The ongoing conference is set to ensure that Africa secures equitable pricing for its carbon credits on the global market and develops trading systems aligned with African priorities. Carbon trading, particularly in forestry projects within developing nations, promises to both alleviate poverty and offer a cost-effective way to offset carbon emissions. Under the Clean Development Mechanism (CDM) of the Kyoto Protocol, developed countries can fulfill part of their emission reduction targets by investing in reforestation and renewable energy projects in less developed regions.
For these initiatives to succeed, it is essential that policy makers and development professionals provide farmers with the necessary financial and technical support to integrate into carbon markets. A supportive policy framework that encourages community participation and establishes effective institutional mechanisms is vital for the success of these carbon trading projects.

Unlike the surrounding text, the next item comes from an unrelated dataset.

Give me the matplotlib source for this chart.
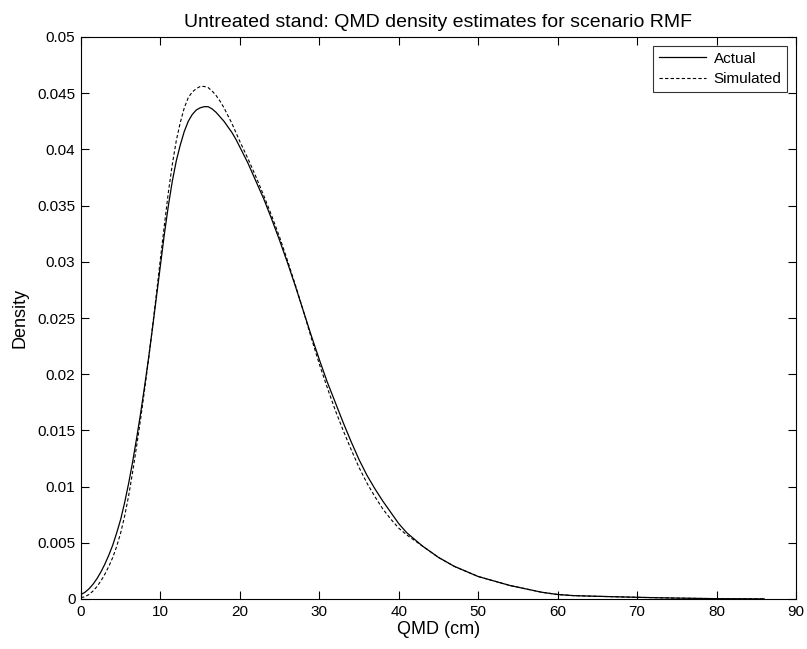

Using forests to cut emissions is not only a viable financial strategy but can also bring significant advantages to local communities. In Ethiopia, carbon trading offers an opportunity to attract funding for sustainable development projects. However, with its limited share in the global carbon market, Ethiopia may be missing out on substantial benefits. The expanding market for environmental services highlights a growing willingness to invest in carbon offset projects.
Africa’s extensive natural resources, such as the Congo Basin forests, play a crucial role in carbon sequestration, with the capacity to absorb approximately 1.2 billion tons of CO2 each year.
The Congo Basin plays a crucial role, holding around 8 percent of the global forest carbon stock, though its contribution is not fully reflected in the carbon trading market.
Yusuf Daya, Director of AU/AfCFTA Relations and Trade Policy, underscored the importance of the carbon market in tackling environmental challenges while spurring economic and social development. The potential economic gains from carbon credit markets are significant, especially for African countries rich in forests, savannas, and other vital ecosystems that serve as major carbon sinks.
By participating in carbon markets, these nations can leverage their natural assets to attract investment and generate revenue, which can then be reinvested in community projects, infrastructure, and sustainable development efforts. This reinvestment can drive economic growth and help alleviate poverty.
Daya also highlighted several challenges, including the need for robust regulatory frameworks, transparency, accountability, and effective monitoring and verification systems.
The conference has united government officials, regional economic community representatives, private sector participants, and civil society organizations to address these issues and discuss collaborative solutions.